**Written task:**
Return all lines where the word "that" can be found.

**Supplied material:**

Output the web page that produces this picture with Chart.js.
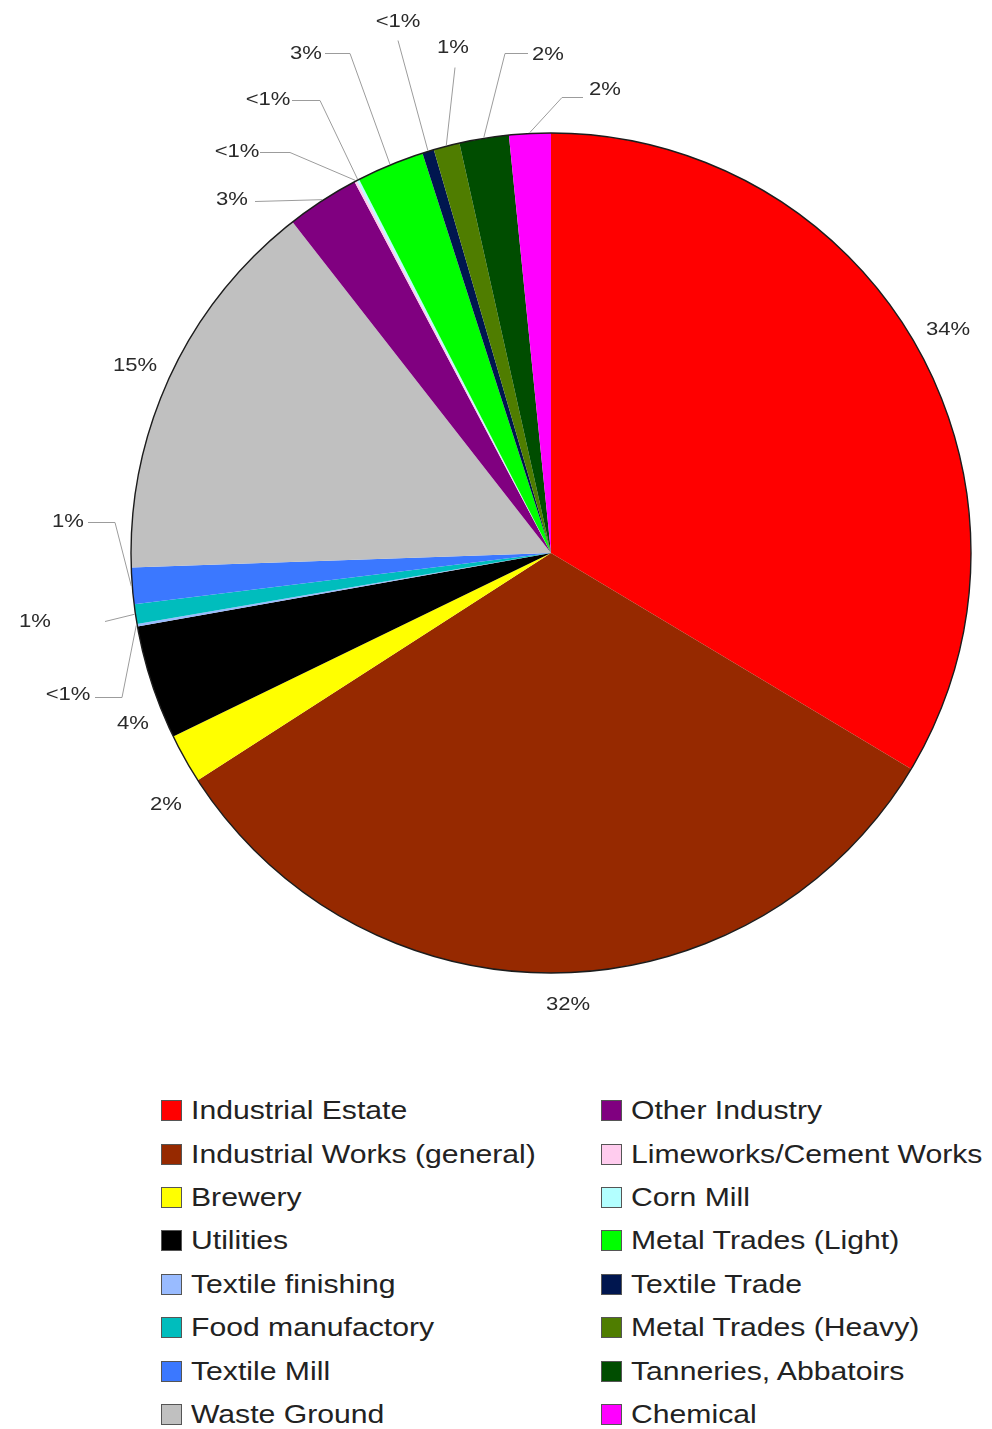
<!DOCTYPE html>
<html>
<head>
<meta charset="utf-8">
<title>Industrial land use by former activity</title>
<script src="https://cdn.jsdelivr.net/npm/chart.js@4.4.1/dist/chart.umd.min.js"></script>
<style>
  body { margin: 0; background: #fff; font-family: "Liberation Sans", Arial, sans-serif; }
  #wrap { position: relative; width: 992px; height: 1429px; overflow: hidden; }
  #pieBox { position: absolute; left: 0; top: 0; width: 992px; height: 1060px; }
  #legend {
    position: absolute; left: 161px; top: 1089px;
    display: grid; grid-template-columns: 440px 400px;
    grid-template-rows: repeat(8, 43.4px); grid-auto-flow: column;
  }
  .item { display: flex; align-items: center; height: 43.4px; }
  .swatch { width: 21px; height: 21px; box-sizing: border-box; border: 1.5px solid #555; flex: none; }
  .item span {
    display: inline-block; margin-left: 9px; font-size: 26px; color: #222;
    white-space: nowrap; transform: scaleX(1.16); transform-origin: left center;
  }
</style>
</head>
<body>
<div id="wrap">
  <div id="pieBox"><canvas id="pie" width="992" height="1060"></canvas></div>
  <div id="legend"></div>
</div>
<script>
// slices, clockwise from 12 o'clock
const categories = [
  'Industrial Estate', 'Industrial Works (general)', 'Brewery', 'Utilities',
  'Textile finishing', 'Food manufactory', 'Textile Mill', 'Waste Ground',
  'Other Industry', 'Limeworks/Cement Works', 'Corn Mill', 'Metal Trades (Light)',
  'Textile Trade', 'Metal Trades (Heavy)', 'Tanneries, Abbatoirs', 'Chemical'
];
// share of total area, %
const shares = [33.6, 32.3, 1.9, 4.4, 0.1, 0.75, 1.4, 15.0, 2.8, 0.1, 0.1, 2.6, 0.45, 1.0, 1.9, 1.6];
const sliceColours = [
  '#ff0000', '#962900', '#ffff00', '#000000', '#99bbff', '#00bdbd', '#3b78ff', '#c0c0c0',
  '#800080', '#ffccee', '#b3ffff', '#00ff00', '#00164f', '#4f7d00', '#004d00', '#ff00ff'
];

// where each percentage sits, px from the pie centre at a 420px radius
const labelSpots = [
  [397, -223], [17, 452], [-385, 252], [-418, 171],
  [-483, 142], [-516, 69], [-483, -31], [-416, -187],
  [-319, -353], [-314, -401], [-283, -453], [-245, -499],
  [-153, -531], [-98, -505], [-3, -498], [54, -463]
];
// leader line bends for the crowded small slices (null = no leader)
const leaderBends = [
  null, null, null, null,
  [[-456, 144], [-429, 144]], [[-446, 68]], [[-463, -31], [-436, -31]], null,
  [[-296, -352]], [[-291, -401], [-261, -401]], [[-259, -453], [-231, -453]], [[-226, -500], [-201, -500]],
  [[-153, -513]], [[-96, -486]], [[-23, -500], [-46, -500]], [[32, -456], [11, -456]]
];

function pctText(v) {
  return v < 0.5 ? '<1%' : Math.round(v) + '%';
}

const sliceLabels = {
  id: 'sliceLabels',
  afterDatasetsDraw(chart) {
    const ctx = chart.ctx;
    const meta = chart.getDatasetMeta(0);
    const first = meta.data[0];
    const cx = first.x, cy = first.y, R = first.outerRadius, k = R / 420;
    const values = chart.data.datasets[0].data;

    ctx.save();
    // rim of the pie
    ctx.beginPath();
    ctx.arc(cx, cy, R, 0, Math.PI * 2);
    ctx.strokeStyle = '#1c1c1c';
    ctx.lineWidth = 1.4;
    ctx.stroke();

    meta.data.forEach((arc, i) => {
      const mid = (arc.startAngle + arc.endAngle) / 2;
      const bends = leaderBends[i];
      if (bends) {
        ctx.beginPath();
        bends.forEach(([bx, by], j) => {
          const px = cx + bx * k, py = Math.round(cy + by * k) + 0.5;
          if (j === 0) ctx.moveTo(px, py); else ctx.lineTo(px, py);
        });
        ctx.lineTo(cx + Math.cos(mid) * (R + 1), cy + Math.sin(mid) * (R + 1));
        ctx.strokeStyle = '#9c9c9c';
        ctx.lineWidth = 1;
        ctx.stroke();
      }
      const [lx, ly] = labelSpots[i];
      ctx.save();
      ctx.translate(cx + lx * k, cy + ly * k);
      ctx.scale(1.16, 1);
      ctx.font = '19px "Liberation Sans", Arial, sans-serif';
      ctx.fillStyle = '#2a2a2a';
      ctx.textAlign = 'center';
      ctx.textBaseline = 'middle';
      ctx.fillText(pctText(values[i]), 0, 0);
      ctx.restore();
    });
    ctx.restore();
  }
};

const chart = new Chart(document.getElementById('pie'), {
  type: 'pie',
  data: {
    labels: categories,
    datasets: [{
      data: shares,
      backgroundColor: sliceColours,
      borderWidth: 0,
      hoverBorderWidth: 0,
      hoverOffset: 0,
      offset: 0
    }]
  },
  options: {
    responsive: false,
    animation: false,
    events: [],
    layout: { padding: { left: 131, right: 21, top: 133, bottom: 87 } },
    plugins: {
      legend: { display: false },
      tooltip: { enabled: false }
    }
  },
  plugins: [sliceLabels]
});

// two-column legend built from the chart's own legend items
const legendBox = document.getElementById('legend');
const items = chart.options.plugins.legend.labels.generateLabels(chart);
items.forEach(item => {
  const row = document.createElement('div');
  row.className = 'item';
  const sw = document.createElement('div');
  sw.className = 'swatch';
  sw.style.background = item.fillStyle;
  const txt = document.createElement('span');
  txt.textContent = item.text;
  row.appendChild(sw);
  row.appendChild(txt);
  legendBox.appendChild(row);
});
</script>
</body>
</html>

---

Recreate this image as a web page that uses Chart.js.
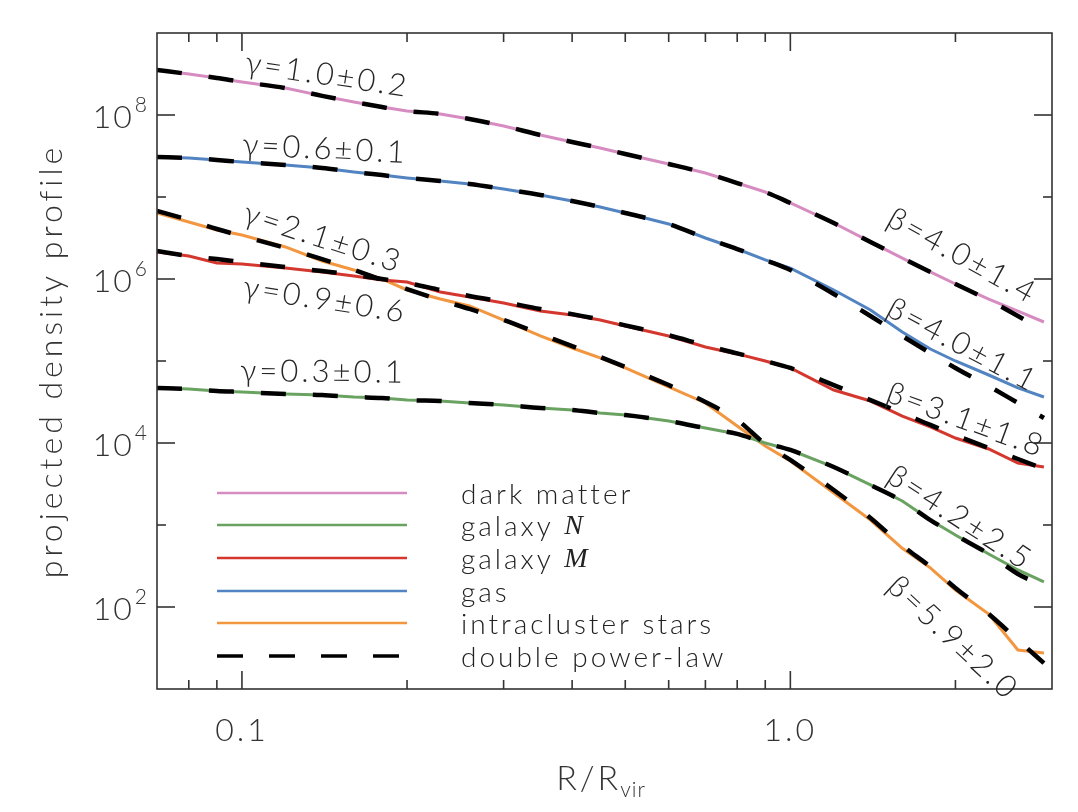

**Answer to this task:**
Output the web page that produces this picture with Chart.js.
Recreate this image as a web page that uses Chart.js.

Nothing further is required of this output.